Vichai Viratkapan, acting director-general, the Real Estate Information Center (REIC), said the residential market will slow slightly because of numerous negative factors like the lending curbs and higher rates.

“Despite no oversupply at the moment, developers should not launch too large an amount of new housing supply this year, as completed units which remain unsold are in a high number,” Mr Vichai said.

He forecast a decrease of 7% in new condo supply. That amount would be higher than in 2017 and the five-year average. The number of new units being completed this year will rise by 7% after a high volume of new supply was launched in 2017-18.

Under a base-case scenario, the REIC forecasts a decline of 9.8% in new condo supply launches in 2019 and a rise of 4.7% in inventory. The number of condo units newly registered will increase by 6.6%, but newly transferred units will drop 24.2% with a decline of 26% in transfer value.

Under the best case, the number of new condo units being launched this year will edge down 0.8% with a drop of 5.7% in inventory.
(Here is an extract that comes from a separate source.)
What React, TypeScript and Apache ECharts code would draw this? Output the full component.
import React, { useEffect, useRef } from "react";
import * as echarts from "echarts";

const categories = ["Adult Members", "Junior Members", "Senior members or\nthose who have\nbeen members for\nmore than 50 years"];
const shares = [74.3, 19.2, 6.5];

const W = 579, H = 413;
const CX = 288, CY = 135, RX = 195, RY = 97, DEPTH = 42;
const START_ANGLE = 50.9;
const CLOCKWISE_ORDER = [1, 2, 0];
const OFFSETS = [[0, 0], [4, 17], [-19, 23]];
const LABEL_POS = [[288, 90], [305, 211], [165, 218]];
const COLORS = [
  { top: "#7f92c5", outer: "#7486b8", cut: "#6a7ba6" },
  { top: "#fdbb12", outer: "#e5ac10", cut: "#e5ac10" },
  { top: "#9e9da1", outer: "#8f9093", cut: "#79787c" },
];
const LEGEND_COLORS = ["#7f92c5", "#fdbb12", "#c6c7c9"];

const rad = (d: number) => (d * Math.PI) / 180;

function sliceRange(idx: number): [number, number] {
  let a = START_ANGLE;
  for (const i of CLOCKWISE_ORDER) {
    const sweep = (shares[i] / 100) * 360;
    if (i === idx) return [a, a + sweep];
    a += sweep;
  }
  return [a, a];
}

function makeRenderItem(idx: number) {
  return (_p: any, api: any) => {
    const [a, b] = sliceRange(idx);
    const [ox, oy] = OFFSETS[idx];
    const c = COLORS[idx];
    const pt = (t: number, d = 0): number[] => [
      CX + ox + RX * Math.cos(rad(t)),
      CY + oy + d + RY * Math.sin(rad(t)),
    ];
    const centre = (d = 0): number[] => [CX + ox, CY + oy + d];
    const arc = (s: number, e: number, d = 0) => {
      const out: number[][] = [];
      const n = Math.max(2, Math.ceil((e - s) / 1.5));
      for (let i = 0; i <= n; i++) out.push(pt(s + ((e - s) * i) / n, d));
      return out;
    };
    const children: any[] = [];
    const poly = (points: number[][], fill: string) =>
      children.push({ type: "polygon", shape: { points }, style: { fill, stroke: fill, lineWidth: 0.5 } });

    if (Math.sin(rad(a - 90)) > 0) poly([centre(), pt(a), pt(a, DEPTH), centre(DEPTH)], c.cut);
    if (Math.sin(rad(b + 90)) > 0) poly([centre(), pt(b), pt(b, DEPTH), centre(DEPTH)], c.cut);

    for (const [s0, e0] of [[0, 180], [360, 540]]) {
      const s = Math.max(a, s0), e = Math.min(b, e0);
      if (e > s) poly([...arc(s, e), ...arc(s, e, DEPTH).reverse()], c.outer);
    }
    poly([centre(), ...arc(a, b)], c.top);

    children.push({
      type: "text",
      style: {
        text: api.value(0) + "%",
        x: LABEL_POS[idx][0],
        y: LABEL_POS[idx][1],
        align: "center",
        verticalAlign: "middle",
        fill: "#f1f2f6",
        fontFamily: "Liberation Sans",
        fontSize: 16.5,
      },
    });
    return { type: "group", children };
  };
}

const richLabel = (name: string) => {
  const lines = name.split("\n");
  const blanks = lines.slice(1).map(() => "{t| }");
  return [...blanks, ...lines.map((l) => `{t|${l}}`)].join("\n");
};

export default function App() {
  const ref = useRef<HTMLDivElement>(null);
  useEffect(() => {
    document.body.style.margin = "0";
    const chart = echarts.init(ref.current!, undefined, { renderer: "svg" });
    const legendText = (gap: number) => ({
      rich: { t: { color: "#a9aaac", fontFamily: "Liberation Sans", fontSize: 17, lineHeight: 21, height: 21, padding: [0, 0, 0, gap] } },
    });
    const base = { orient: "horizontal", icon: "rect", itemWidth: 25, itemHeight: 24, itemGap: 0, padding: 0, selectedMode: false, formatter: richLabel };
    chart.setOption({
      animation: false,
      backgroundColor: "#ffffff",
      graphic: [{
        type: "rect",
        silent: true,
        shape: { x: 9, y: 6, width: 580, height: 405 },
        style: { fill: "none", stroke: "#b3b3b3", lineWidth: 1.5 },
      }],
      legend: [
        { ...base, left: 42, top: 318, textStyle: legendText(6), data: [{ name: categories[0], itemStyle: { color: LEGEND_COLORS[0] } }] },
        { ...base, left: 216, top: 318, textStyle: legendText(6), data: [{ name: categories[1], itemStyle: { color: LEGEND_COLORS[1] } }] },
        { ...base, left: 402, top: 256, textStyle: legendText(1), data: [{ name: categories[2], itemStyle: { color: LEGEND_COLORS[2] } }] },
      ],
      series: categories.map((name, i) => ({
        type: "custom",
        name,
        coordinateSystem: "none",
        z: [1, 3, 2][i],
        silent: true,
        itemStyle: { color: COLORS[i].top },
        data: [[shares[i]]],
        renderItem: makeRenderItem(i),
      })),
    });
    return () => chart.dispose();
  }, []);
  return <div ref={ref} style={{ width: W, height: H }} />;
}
The number of condo units newly registered will increase by 17.2%. Newly transferred units will drop 16.6% with a decline of 18.6% in transfer value.

Last year, newly launched supply rose by 12.1% with a drop of 5.1% in inventory. The number of housing units newly registered and newly transferred rose 10.3% and 21.3% respectively. Transfer value rose 35.6%.

Apa Ataboonwongse, president of the Thai Condominium Association, said the condo market this year will continue to grow, but at a lower rate after rising during the past few years.

Atip Bijanonda, president of the Housing Business Association, said rising interest rates will have an impact on housing market sentiment as buyers see their purchasing power reduced.

“Second-hand homes will compete with new units, as the new building and land tax that will take effect on Jan 1, 2020 will urge second-hand homeowners to sell in the market to avoid the tax,” Mr Atip said.